§ **Information supplied**
>> start

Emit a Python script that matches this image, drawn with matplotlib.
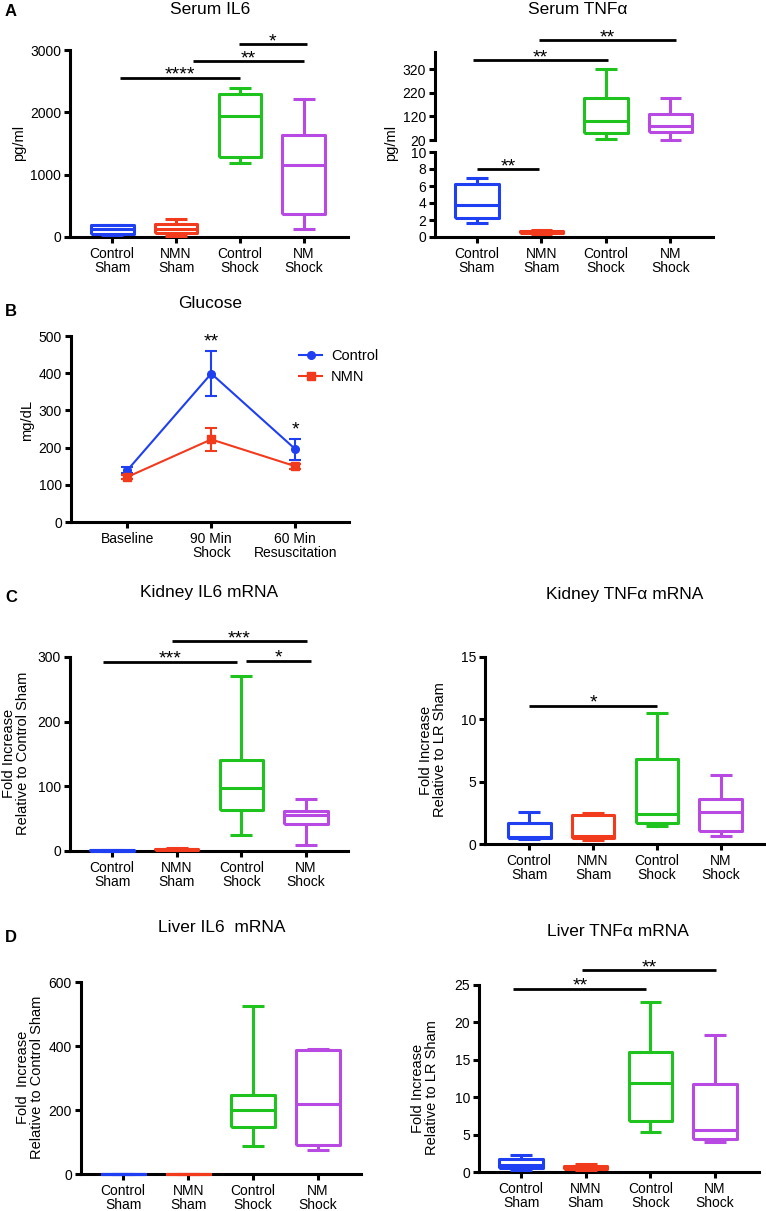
import matplotlib.pyplot as plt

plt.rcParams['font.family'] = ['Liberation Sans', 'DejaVu Sans']

W, H = 766, 1211

grupos = ['Control\nSham', 'NMN\nSham', 'Control\nShock', 'NM\nShock']
colores = ['#1f3ff2', '#f23a1d', '#1ec31e', '#b84ae3']

# cinco numeros por grupo: [bigote bajo, q1, mediana, q3, bigote alto]
serum_il6 = [[30, 55, 135, 190, 200],
             [10, 70, 134, 204, 284],
             [1190, 1286, 1946, 2294, 2396],
             [123, 375, 1163, 1635, 2214]]
serum_tnf = [[1.6, 2.2, 3.8, 6.2, 7.0],
             [0.35, 0.45, 0.6, 0.75, 0.85],
             [23, 51, 102, 199, 323],
             [20, 52, 80, 131, 199]]
kidney_il6 = [[0.5, 0.7, 1.0, 1.5, 2.0],
              [1.0, 1.5, 2.5, 3.5, 4.0],
              [24, 64, 98, 141, 271],
              [9, 42, 55, 62, 80]]
kidney_tnf = [[0.37, 0.46, 0.59, 1.71, 2.6],
              [0.32, 0.46, 0.67, 2.33, 2.46],
              [1.47, 1.71, 2.4, 6.8, 10.5],
              [0.67, 1.07, 2.6, 3.6, 5.5]]
liver_il6 = [[0.5, 0.8, 1.0, 1.2, 1.5],
             [0.5, 0.8, 1.0, 1.2, 1.5],
             [86, 147, 201, 248, 526],
             [76, 92, 219, 387, 392]]
liver_tnf = [[0.3, 0.5, 0.9, 1.7, 2.3],
             [0.27, 0.36, 0.62, 0.8, 1.07],
             [5.35, 6.86, 11.85, 16.0, 22.7],
             [4.05, 4.4, 5.6, 11.8, 18.3]]

# barras de significancia: (desde, hasta, altura, texto)
sig_serum_il6 = [(0.12, 2.0, 2557, '****'), (1.27, 3.0, 2825, '**'), (1.98, 3.05, 3093, '*')]
sig_serum_tnf_bajo = [(0.0, 0.97, 8.0, '**')]
sig_serum_tnf_alto = [(-0.06, 2.03, 357, '**'), (0.97, 3.08, 443, '**')]
sig_kidney_il6 = [(-0.14, 1.94, 293, '***'), (0.93, 3.01, 324, '***'), (2.07, 3.08, 294, '*')]
sig_kidney_tnf = [(0.0, 2.0, 11.1, '*')]
sig_liver_tnf = [(-0.12, 1.94, 24.5, '**'), (0.95, 3.01, 27.0, '**')]

# glucosa
tiempos = ['Baseline', '90 Min\nShock', '60 Min\nResuscitation']
gluc_control = [139, 399, 196]
gluc_control_err = [8, 61, 28]
gluc_nmn = [121, 222, 150]
gluc_nmn_err = [6, 32, 7]
sig_glucosa = ['', '**', '*']

LW = 2.2


def rect(x0, y0, x1, y1):
    return [x0 / W, 1 - y1 / H, (x1 - x0) / W, (y1 - y0) / H]


def ejes(ax, xlim, ylim, yticks, abajo=True):
    ax.set_xlim(*xlim)
    ax.set_ylim(*ylim)
    ax.set_yticks(yticks)
    for s in ['top', 'right']:
        ax.spines[s].set_visible(False)
    ax.spines['left'].set_linewidth(LW)
    ax.spines['bottom'].set_linewidth(LW)
    ax.tick_params(width=LW, length=4.5, labelsize=10, pad=2)
    ax.tick_params(axis='x', pad=3)
    if abajo:
        ax.set_xticks(range(4))
        ax.set_xticklabels(grupos, linespacing=1.0)
    else:
        ax.spines['bottom'].set_visible(False)
        ax.set_xticks([])


def cajas(ax, datos, indices=range(4)):
    for i in indices:
        d = datos[i]
        c = colores[i]
        st = dict(whislo=d[0], q1=d[1], med=d[2], q3=d[3], whishi=d[4], fliers=[])
        props = dict(color=c, lw=LW, solid_capstyle='butt')
        arts = ax.bxp([st], positions=[i], widths=0.67, showfliers=False,
                      boxprops=props, whiskerprops=props, capprops=props,
                      medianprops=props, manage_ticks=False)
        for lista in arts.values():
            for a in lista:
                a.set_clip_on(False)
                a.set_zorder(3)


def barras(ax, sigs):
    for x0, x1, y, txt in sigs:
        ax.plot([x0, x1], [y, y], color='black', lw=2.0, clip_on=False,
                solid_capstyle='butt')
        ax.annotate(txt, ((x0 + x1) / 2, y), xytext=(0, -1.5),
                    textcoords='offset points', ha='center', va='baseline',
                    fontsize=14, annotation_clip=False)


def etiqueta_y(txt, x, y):
    fig.text(x / W, 1 - y / H, txt, rotation=90, ha='center', va='center',
             fontsize=10.5, linespacing=1.05)


fig = plt.figure(figsize=(W / 100, H / 100), dpi=100)

# A izquierda
ax = fig.add_axes(rect(70, 50, 348, 237))
cajas(ax, serum_il6)
ejes(ax, (-0.66, 3.69), (0, 3000), [0, 1000, 2000, 3000])
barras(ax, sig_serum_il6)
etiqueta_y('pg/ml', 19, 143)

# A derecha (eje cortado)
ax_b = fig.add_axes(rect(435, 152, 713, 237))
cajas(ax_b, serum_tnf, [0, 1])
ejes(ax_b, (-0.65, 3.66), (0, 10), [0, 2, 4, 6, 8, 10])
barras(ax_b, sig_serum_tnf_bajo)
ax_a = fig.add_axes(rect(435, 52, 713, 140))
cajas(ax_a, serum_tnf, [2, 3])
ejes(ax_a, (-0.65, 3.66), (20, 393), [20, 120, 220, 320], abajo=False)
barras(ax_a, sig_serum_tnf_alto)
etiqueta_y('pg/ml', 391, 143)

# B glucosa
ax = fig.add_axes(rect(71, 336, 349, 522))
ax.set_xlim(-0.67, 2.64)
ax.set_ylim(0, 500)
for s in ['top', 'right']:
    ax.spines[s].set_visible(False)
ax.spines['left'].set_linewidth(LW)
ax.spines['bottom'].set_linewidth(LW)
ax.tick_params(width=LW, length=4.5, labelsize=10, pad=2)
ax.tick_params(axis='x', pad=3)
ax.set_yticks([0, 100, 200, 300, 400, 500])
ax.set_xticks(range(3))
ax.set_xticklabels(tiempos, linespacing=1.0)
c1 = ax.errorbar(range(3), gluc_control, yerr=gluc_control_err, color=colores[0], marker='o',
                 ms=5.5, lw=1.5, capsize=4, elinewidth=1.5, capthick=1.5, label='Control',
                 clip_on=False)
c2 = ax.errorbar(range(3), gluc_nmn, yerr=gluc_nmn_err, color=colores[1], marker='s',
                 ms=5.5, lw=1.5, capsize=4, elinewidth=1.5, capthick=1.5, label='NMN',
                 clip_on=False)
for i, txt in enumerate(sig_glucosa):
    if txt:
        ax.annotate(txt, (i, gluc_control[i] + gluc_control_err[i]), xytext=(0, 3),
                    textcoords='offset points', ha='center', va='baseline', fontsize=14)
ax.legend(handles=[c1[0], c2[0]], labels=['Control', 'NMN'], loc='upper left',
          bbox_to_anchor=(286 / W, 1 - 336 / H),
          bbox_transform=fig.transFigure, frameon=False, fontsize=10.5,
          handlelength=1.6, handletextpad=0.6, labelspacing=0.5)
etiqueta_y('mg/dL', 27, 420)

# C izquierda
ax = fig.add_axes(rect(70, 657, 348, 851))
cajas(ax, kidney_il6)
ejes(ax, (-0.65, 3.65), (0, 300), [0, 100, 200, 300])
barras(ax, sig_kidney_il6)
etiqueta_y('Fold Increase\nRelative to Control Sham', 16, 753)

# C derecha
ax = fig.add_axes(rect(485, 657, 765, 844))
cajas(ax, kidney_tnf)
ejes(ax, (-0.69, 3.69), (0, 15), [0, 5, 10, 15])
barras(ax, sig_kidney_tnf)
etiqueta_y('Fold Increase\nRelative to LR Sham', 433, 750)

# D izquierda
ax = fig.add_axes(rect(81, 982, 361, 1174))
cajas(ax, liver_il6)
ejes(ax, (-0.65, 3.66), (0, 600), [0, 200, 400, 600])
etiqueta_y('Fold  Increase\nRelative to Control Sham', 30, 1077)

# D derecha
ax = fig.add_axes(rect(479, 985, 759, 1172))
cajas(ax, liver_tnf)
ejes(ax, (-0.65, 3.68), (0, 25), [0, 5, 10, 15, 20, 25])
barras(ax, sig_liver_tnf)
etiqueta_y('Fold Increase\nRelative to LR Sham', 425, 1088)

# titulos y letras
titulos = [('Serum IL6', 210, 9), ('Serum TNFα', 578, 9), ('Glucose', 210, 303),
           ('Kidney IL6 mRNA', 209, 593), ('Kidney TNFα mRNA', 625, 595),
           ('Liver IL6  mRNA', 222, 927), ('Liver TNFα mRNA', 618, 932)]
for txt, x, y in titulos:
    fig.text(x / W, 1 - y / H, txt, ha='center', va='center', fontsize=12.5)
for txt, y in [('A', 12), ('B', 311), ('C', 597), ('D', 937)]:
    fig.text(11 / W, 1 - y / H, txt, ha='center', va='center', fontsize=12, fontweight='bold')

fig.savefig('out.png', dpi=100)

>> end

With the pictures left out, restate word for word every line of the data above, from the first down to the line that contains "colores = ['#1f3ff2', '#f23a1d', '#1ec31e', '#b84ae3']".

Emit a Python script that matches this image, drawn with matplotlib.
import matplotlib.pyplot as plt

plt.rcParams['font.family'] = ['Liberation Sans', 'DejaVu Sans']

W, H = 766, 1211

grupos = ['Control\nSham', 'NMN\nSham', 'Control\nShock', 'NM\nShock']
colores = ['#1f3ff2', '#f23a1d', '#1ec31e', '#b84ae3']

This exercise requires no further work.